Healthy signs abound, yet we stand at ripe beginnings on this crusade against the giant stain of suburbia. Our recent graduates have been given the task of reshaping. We can only hope this mess is reversible. Both Yale and Harvard see the heroic opportunities here, sensing a historic moment to rethink urban strategies.

So what does this all mean to our ever-evolving kitchen? Returning to the ways of Main Street America will no doubt create a healthier, smarter, more sustainable kitchen in our homes. Without long commutes, families will have more time in the kitchen, both in the mornings and evenings.

More importantly, there will be time to actually prepare food, a task that has almost vanished from American culture in recent years. A ‘mixed-use’ living populace that lives in proximity to work does not have to buy in bulk, nor does it require a car. Hence, storage concerns in our kitchens will be revised.

There is also the belief that our active living footprints shall be reduced in size as we learn to grasp quality over quantity of space. Therein lies the importance of a skilled designer. Markets, supplying local produce, can once again thrive as a neighborhood beacon for sustainable communities. The integration of aging generations into future communities will also reshuffle the levels of interactions in the kitchen, allowing the oral tradition to seep through families on many levels.
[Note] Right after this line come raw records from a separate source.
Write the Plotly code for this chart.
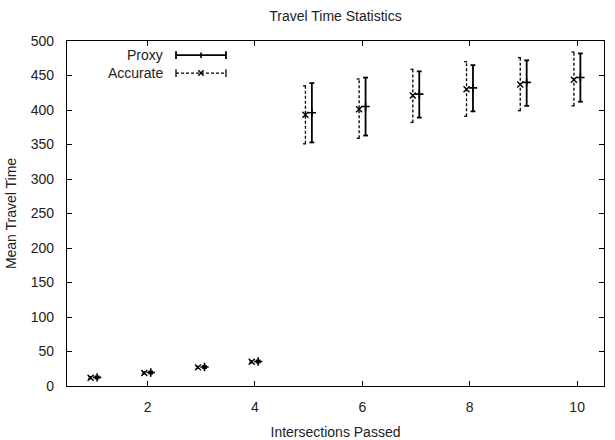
import plotly.graph_objects as go

# ---- data ----
intersections = [1, 2, 3, 4, 5, 6, 7, 8, 9, 10]
proxy_mean = [12.5, 19.5, 27.5, 35.5, 396, 405, 423, 432, 440, 447]
proxy_low = [11, 18, 26, 34, 353, 363, 389, 398, 406, 412]
proxy_high = [14, 21, 29, 37, 439, 447, 456, 465, 472, 482]
accurate_mean = [12, 19, 27, 35, 393, 401, 421, 430, 437, 444]
accurate_low = [10.5, 17.5, 25.5, 33.5, 351, 359, 382, 391, 399, 406]
accurate_high = [13.5, 20.5, 28.5, 36.5, 435, 445, 459, 470, 476, 484]

x_ticks = [2, 4, 6, 8, 10]
y_ticks = [0, 50, 100, 150, 200, 250, 300, 350, 400, 450, 500]

OFFSET = 0.06
CAP = 0.045
FONT = "Liberation Sans, Arial, sans-serif"
TXT = "#222222"
FS = 14


def bar_segments(xs, lo, hi, off, cap):
    X, Y = [], []
    for x, l, h in zip(xs, lo, hi):
        xc = x + off
        X += [xc, xc, None, xc - cap, xc + cap, None, xc - cap, xc + cap, None]
        Y += [l, h, None, l, l, None, h, h, None]
    return X, Y


fig = go.Figure()

ax, ay = bar_segments(intersections, accurate_low, accurate_high, -OFFSET, CAP)
fig.add_trace(go.Scatter(x=ax, y=ay, mode="lines", showlegend=False, hoverinfo="skip",
                         line=dict(color="black", width=1.3, dash="3px,2px")))
fig.add_trace(go.Scatter(x=[x - OFFSET for x in intersections], y=accurate_mean, mode="markers",
                         showlegend=False,
                         marker=dict(symbol="x-thin", size=6, color="black",
                                     line=dict(color="black", width=1.4))))

px_, py_ = bar_segments(intersections, proxy_low, proxy_high, OFFSET, CAP)
fig.add_trace(go.Scatter(x=px_, y=py_, mode="lines", showlegend=False, hoverinfo="skip",
                         line=dict(color="black", width=1.8)))
fig.add_trace(go.Scatter(x=[x + OFFSET for x in intersections], y=proxy_mean, mode="markers",
                         showlegend=False,
                         marker=dict(symbol="cross-thin", size=6, color="black",
                                     line=dict(color="black", width=1.6))))

# ---- custom legend (gnuplot style: text, then sample) ----
legend_items = [("Proxy", 0.959, "solid", 1.8, "cross-thin"),
                ("Accurate", 0.907, "3px,2px", 1.3, "x-thin")]
lx0, lx1, ltext = 0.203, 0.296, 0.1825
capy = 0.011
for name, yy, dash, w, sym in legend_items:
    fig.add_annotation(x=ltext, y=yy, xref="paper", yref="paper", text=name, showarrow=False,
                       xanchor="right", yanchor="middle",
                       font=dict(family=FONT, size=FS, color=TXT))
    fig.add_shape(type="line", xref="paper", yref="paper", x0=lx0, x1=lx1, y0=yy, y1=yy,
                  line=dict(color="black", width=w, dash=dash))
    for xe in (lx0, lx1):
        fig.add_shape(type="line", xref="paper", yref="paper", x0=xe, x1=xe,
                      y0=yy - capy, y1=yy + capy, line=dict(color="black", width=w))
    mx = (lx0 + lx1) / 2
    dx, dy = 0.005, 0.008
    if sym == "x-thin":
        fig.add_shape(type="line", xref="paper", yref="paper", x0=mx - dx, x1=mx + dx,
                      y0=yy - dy, y1=yy + dy, line=dict(color="black", width=1.4))
        fig.add_shape(type="line", xref="paper", yref="paper", x0=mx - dx, x1=mx + dx,
                      y0=yy + dy, y1=yy - dy, line=dict(color="black", width=1.4))
    else:
        fig.add_shape(type="line", xref="paper", yref="paper", x0=mx, x1=mx,
                      y0=yy - dy, y1=yy + dy, line=dict(color="black", width=1.6))

axis_common = dict(showline=True, linecolor="black", linewidth=1.3, mirror="ticks",
                   ticks="inside", ticklen=5, tickwidth=1, tickcolor="black",
                   showgrid=False, zeroline=False, automargin=False,
                   tickfont=dict(family=FONT, size=FS, color=TXT))

fig.update_layout(
    width=615, height=440,
    margin=dict(l=67, r=11, t=41, b=54),
    paper_bgcolor="white", plot_bgcolor="white",
    title=dict(text="Travel Time Statistics", x=0.5455, xanchor="center", y=0.963,
               yanchor="middle", font=dict(family=FONT, size=FS, color=TXT)),
    xaxis=dict(range=[0.5, 10.5], tickvals=x_ticks, ticklabelstandoff=8,
               title=dict(text="Intersections Passed", standoff=13,
                          font=dict(family=FONT, size=FS, color=TXT)),
               **axis_common),
    yaxis=dict(range=[0, 500], tickvals=y_ticks, ticklabelstandoff=9,
               title=dict(text="Mean Travel Time", standoff=10,
                          font=dict(family=FONT, size=FS, color=TXT)),
               **axis_common),
    showlegend=False,
)

fig.write_html("out.html")
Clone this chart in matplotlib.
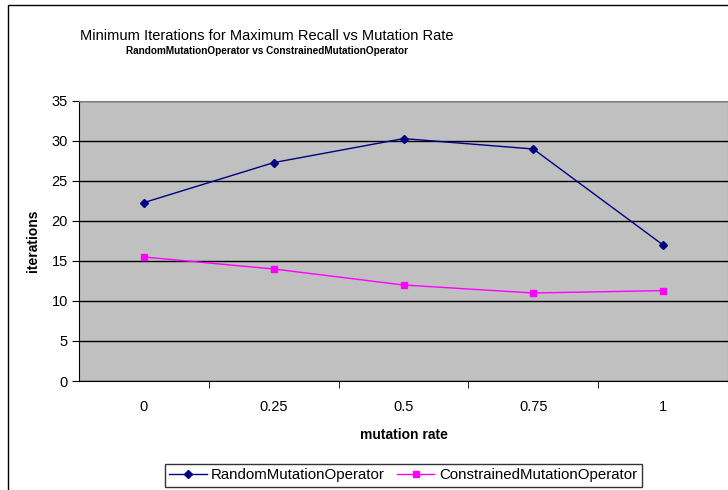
import matplotlib.pyplot as plt
import numpy as np

plt.rcParams['font.family'] = ['Liberation Sans', 'DejaVu Sans']

rates = ["0", "0.25", "0.5", "0.75", "1"]
random_op = [22.3, 27.3, 30.3, 29.0, 17.0]
constrained_op = [15.5, 14.0, 12.0, 11.0, 11.3]

fig = plt.figure(figsize=(7.28, 4.90), dpi=100)
ax = fig.add_axes([79 / 728, 109 / 490, 649 / 728, 280 / 490])

# outer chart border (right and bottom sides run off the picture)
fig.patches.append(plt.Rectangle((8 / 728, -0.05), 1.0, 1.05 - 5 / 490,
                                 transform=fig.transFigure, fill=False,
                                 edgecolor='k', lw=1.0, zorder=0))

x = np.arange(len(rates))
ax.set_facecolor('#c0c0c0')
ax.plot(x, random_op, c='#000080', lw=1.0, marker='D', ms=4.5,
        label='RandomMutationOperator', zorder=3)
ax.plot(x, constrained_op, c='#ff00ff', lw=1.0, marker='s', ms=5,
        label='ConstrainedMutationOperator', zorder=3)

ax.set_xlim(-0.5, len(rates) - 0.5)
ax.set_ylim(0, 35)
ax.set_yticks(np.arange(0, 36, 5))
ax.set_xticks(x)
ax.set_xticklabels(rates)
ax.set_xticks(x[:-1] + 0.5, minor=True)
ax.tick_params(axis='x', which='major', length=0, pad=14, labelsize=10.5)
ax.tick_params(axis='x', which='minor', length=5, direction='out')
ax.tick_params(axis='y', length=5, direction='out', labelsize=10.5, pad=3)
ax.yaxis.grid(True, color='k', lw=1.0)
ax.set_axisbelow(True)

for side in ('top', 'right'):
    ax.spines[side].set_color('#808080')
for side in ('left', 'bottom'):
    ax.spines[side].set_color('k')

ax.set_xlabel("mutation rate", fontweight='bold', fontsize=10, labelpad=10)
ax.set_ylabel("iterations", fontweight='bold', fontsize=10, labelpad=8)

fig.text(267 / 728, 1 - 36 / 490,
         "Minimum Iterations for Maximum Recall vs Mutation Rate",
         ha='center', va='center', fontsize=10.5)
fig.text(267 / 728, 1 - 51 / 490,
         "RandomMutationOperator vs ConstrainedMutationOperator",
         ha='center', va='center', fontsize=7.2, fontweight='bold')

leg = fig.legend(loc='center', bbox_to_anchor=(403 / 728, 1 - 475 / 490),
                 ncol=2, frameon=True, fancybox=False, fontsize=10.8,
                 handlelength=2.5, columnspacing=0.8, handletextpad=0.3,
                 borderpad=0.3)
leg.get_frame().set_edgecolor('k')
leg.get_frame().set_linewidth(1.0)

fig.savefig("out.png", dpi=100)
Yet there is no wheel to reinvent here, the successful models have never left us. Ironically, as the Industrial Age drove a class out of their urban homes into the countryside, so will New Urbanism drive the boomers back into the diverse urban landscape they yearn for.  Perhaps this is the necessary transition that all Americans must now face.

Yet why does the media portray this as a ’sacrifice’ to common America? Surely we need to refocus our lens and make people aware of a quality of life that can literally exist around each and every corner.

Of course, if gas prices continue to rise, it may indeed be a forced revolution. Though utopian in spirit, I would prefer the voluntary to lead this pedestrian parade.